>> BEGIN RAW DATA
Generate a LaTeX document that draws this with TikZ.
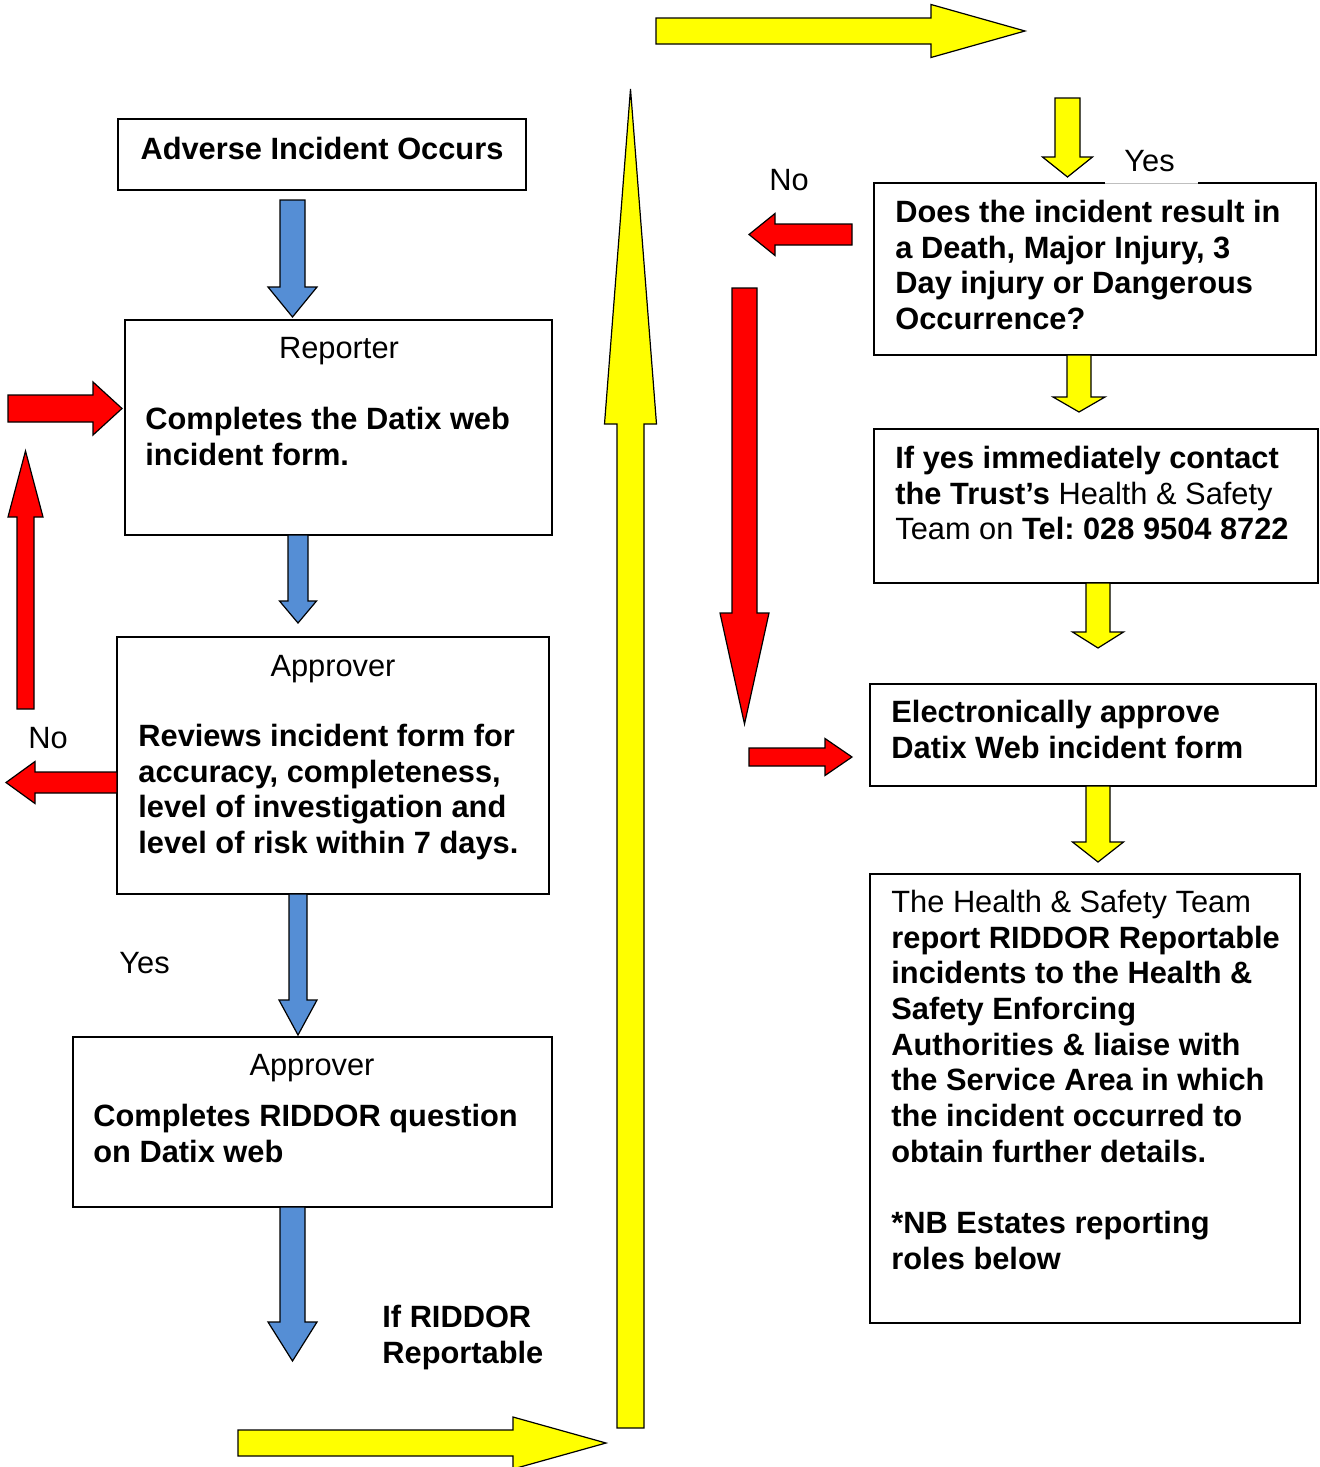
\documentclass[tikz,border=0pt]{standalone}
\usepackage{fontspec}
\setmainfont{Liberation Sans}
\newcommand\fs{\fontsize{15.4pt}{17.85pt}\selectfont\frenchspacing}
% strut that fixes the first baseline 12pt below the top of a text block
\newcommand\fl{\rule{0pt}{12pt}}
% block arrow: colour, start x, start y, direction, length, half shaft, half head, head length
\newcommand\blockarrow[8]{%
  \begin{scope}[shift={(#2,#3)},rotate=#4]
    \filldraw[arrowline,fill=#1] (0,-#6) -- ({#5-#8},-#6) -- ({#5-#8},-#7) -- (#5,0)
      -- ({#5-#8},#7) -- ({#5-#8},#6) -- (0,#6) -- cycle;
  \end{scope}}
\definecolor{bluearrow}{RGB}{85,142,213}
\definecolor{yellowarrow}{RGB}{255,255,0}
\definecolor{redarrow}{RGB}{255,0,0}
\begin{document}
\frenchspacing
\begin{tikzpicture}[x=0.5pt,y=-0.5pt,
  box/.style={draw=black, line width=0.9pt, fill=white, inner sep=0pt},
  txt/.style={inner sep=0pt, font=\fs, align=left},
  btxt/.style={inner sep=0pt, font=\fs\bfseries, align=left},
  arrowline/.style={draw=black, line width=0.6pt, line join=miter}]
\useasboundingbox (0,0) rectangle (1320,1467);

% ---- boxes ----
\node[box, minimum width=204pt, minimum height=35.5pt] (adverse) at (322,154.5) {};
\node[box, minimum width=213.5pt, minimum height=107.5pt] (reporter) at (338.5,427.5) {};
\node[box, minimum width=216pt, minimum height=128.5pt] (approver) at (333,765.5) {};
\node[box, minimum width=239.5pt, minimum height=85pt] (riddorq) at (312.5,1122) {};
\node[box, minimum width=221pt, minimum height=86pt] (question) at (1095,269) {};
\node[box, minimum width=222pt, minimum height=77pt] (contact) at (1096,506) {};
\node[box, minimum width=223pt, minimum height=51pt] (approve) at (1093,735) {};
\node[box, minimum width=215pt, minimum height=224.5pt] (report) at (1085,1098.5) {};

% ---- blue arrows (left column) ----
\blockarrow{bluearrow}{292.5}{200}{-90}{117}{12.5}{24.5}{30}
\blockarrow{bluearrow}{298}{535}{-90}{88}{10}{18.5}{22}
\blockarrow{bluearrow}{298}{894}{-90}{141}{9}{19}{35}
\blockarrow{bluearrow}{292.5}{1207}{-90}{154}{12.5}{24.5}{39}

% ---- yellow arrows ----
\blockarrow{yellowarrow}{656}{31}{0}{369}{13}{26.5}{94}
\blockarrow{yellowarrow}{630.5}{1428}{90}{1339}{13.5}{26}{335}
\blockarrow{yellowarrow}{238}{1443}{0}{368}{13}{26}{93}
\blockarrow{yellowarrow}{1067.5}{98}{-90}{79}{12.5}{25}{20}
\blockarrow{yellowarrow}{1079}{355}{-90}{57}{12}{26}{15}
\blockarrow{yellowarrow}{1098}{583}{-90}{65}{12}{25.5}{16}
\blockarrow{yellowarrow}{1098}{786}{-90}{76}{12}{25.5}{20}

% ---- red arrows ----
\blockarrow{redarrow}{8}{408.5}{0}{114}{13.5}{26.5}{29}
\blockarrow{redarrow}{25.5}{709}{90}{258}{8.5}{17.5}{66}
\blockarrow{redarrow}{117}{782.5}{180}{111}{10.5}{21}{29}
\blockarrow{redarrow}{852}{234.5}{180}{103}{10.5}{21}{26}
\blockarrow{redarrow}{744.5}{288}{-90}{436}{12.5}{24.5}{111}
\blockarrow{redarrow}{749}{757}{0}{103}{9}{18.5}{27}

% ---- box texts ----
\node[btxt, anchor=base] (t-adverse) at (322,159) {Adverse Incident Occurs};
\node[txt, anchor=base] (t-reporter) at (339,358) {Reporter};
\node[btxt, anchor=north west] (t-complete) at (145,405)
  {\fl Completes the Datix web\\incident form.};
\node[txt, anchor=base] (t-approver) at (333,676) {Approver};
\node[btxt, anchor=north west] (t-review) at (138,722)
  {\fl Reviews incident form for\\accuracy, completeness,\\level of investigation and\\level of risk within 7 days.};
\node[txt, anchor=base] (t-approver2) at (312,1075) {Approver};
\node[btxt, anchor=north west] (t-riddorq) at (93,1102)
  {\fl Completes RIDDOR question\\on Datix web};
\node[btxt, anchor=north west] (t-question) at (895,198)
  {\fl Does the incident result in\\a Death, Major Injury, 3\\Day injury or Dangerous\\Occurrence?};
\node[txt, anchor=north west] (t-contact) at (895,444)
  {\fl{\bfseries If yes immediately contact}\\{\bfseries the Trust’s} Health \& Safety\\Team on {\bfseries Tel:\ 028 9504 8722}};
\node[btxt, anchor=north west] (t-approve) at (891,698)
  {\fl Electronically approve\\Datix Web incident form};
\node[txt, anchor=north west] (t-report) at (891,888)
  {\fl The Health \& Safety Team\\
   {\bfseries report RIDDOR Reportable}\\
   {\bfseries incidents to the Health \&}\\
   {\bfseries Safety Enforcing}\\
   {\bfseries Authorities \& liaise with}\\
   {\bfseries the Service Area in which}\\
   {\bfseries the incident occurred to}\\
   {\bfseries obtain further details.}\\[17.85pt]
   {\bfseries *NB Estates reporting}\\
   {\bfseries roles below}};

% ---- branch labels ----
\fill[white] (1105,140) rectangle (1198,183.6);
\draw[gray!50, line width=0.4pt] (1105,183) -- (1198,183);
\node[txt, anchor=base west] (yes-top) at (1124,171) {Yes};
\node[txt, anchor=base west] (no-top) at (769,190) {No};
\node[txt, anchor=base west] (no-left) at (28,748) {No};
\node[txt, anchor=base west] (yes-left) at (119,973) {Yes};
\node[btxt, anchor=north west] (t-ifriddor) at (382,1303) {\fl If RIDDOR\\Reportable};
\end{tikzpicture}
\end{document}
>> END RAW DATA
Which lines above contain the word "that"? Copy each of them.

* **FULL SOLUTION**
Generate a LaTeX document that draws this with TikZ.
% strut that fixes the first baseline 12pt below the top of a text block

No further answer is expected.